>> START DATA TO USE

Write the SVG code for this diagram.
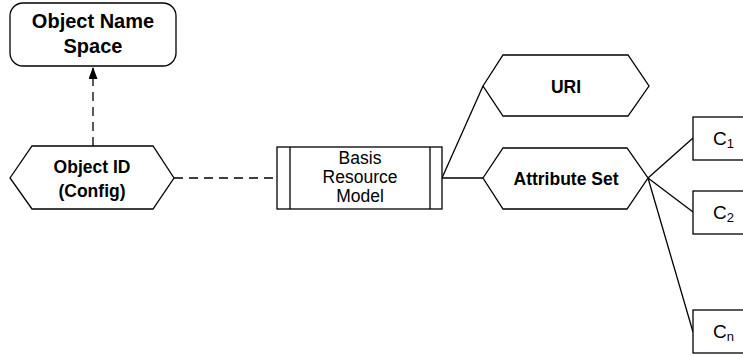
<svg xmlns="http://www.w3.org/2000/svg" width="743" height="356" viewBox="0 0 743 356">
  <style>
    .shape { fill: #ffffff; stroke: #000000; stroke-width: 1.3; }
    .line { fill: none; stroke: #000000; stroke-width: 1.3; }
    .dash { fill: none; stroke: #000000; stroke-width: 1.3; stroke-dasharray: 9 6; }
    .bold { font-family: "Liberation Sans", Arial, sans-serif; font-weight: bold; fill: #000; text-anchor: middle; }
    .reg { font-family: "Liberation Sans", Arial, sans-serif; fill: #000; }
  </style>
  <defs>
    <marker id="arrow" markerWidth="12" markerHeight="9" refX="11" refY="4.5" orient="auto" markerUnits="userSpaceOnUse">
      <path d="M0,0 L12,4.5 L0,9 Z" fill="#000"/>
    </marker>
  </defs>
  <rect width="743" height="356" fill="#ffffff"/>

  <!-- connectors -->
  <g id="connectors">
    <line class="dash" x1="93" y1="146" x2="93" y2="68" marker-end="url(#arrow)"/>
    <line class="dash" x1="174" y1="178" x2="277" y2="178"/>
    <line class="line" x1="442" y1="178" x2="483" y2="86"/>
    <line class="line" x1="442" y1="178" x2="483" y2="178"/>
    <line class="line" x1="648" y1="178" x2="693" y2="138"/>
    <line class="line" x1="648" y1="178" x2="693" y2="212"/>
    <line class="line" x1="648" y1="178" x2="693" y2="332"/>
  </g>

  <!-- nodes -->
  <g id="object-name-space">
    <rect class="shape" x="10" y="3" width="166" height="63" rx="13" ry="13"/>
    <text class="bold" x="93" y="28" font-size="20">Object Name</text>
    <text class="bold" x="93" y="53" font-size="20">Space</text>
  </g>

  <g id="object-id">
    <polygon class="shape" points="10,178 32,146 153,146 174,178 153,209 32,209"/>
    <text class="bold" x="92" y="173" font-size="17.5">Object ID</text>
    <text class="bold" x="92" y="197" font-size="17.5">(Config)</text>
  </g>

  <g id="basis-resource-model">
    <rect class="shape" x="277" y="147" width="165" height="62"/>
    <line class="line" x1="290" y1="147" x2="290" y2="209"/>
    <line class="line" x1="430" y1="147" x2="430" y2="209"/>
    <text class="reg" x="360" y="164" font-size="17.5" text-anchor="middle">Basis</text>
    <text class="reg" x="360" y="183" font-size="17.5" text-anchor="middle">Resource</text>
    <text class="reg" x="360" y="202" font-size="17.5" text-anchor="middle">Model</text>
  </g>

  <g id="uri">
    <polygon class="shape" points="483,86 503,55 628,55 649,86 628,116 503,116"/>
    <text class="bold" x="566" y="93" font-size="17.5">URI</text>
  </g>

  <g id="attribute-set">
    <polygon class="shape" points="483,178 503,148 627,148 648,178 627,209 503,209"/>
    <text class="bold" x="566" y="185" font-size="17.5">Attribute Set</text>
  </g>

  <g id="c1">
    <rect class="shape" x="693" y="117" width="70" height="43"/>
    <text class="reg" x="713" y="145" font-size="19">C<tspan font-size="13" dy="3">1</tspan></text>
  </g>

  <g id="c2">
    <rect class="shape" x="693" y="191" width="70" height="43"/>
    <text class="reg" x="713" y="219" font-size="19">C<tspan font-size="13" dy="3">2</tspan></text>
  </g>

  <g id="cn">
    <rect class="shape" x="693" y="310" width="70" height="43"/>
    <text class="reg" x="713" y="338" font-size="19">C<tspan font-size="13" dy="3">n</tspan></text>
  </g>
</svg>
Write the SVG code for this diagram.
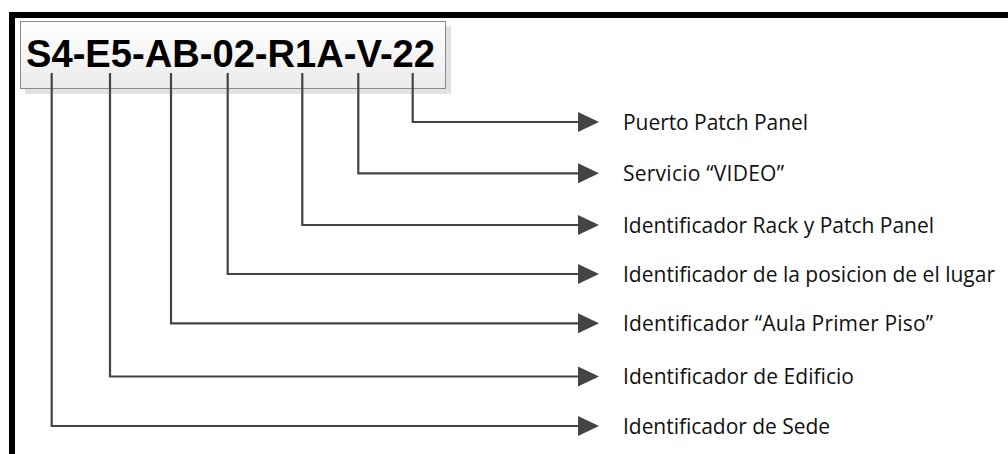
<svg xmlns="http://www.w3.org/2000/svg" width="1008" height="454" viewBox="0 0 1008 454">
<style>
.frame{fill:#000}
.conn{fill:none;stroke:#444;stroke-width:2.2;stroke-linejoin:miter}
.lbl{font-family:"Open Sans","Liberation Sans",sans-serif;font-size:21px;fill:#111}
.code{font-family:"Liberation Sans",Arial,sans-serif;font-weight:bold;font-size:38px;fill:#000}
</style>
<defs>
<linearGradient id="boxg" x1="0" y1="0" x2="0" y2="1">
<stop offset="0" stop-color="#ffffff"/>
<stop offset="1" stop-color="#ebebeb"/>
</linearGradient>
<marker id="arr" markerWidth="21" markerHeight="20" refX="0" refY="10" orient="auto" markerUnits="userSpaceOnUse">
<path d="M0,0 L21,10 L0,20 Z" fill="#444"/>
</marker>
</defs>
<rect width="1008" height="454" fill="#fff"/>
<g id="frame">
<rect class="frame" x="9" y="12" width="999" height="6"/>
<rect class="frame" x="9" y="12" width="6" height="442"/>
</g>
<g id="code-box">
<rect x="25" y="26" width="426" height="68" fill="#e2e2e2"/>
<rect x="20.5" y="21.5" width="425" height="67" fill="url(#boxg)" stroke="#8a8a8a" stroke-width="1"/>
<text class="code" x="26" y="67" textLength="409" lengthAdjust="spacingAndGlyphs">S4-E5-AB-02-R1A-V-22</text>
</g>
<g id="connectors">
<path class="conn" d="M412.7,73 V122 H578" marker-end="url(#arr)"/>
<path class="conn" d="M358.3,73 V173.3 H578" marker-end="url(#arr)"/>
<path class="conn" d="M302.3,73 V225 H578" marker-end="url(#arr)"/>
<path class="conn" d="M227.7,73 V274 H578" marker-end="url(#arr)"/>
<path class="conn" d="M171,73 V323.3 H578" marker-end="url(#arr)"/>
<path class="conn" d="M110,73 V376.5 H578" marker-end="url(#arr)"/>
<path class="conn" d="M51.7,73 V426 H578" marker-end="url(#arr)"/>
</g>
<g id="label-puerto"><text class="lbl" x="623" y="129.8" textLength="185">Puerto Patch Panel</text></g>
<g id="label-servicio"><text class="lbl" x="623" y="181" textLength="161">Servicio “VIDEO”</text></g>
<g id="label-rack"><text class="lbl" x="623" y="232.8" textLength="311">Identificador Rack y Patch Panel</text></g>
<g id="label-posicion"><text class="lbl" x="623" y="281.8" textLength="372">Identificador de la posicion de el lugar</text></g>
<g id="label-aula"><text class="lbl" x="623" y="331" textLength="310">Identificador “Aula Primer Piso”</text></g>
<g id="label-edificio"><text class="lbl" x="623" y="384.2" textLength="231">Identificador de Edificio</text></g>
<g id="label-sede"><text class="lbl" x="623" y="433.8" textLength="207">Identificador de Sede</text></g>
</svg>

>> END DATA TO USE

EXERCISE INSTRUCTIONS:
Select every line where the word "code" occurs.

OUTPUT FOR THIS EXERCISE:
Write the SVG code for this diagram.
Write the SVG code for this diagram.
.code{font-family:"Liberation Sans",Arial,sans-serif;font-weight:bold;font-size:38px;fill:#000}
<g id="code-box">
<text class="code" x="26" y="67" textLength="409" lengthAdjust="spacingAndGlyphs">S4-E5-AB-02-R1A-V-22</text>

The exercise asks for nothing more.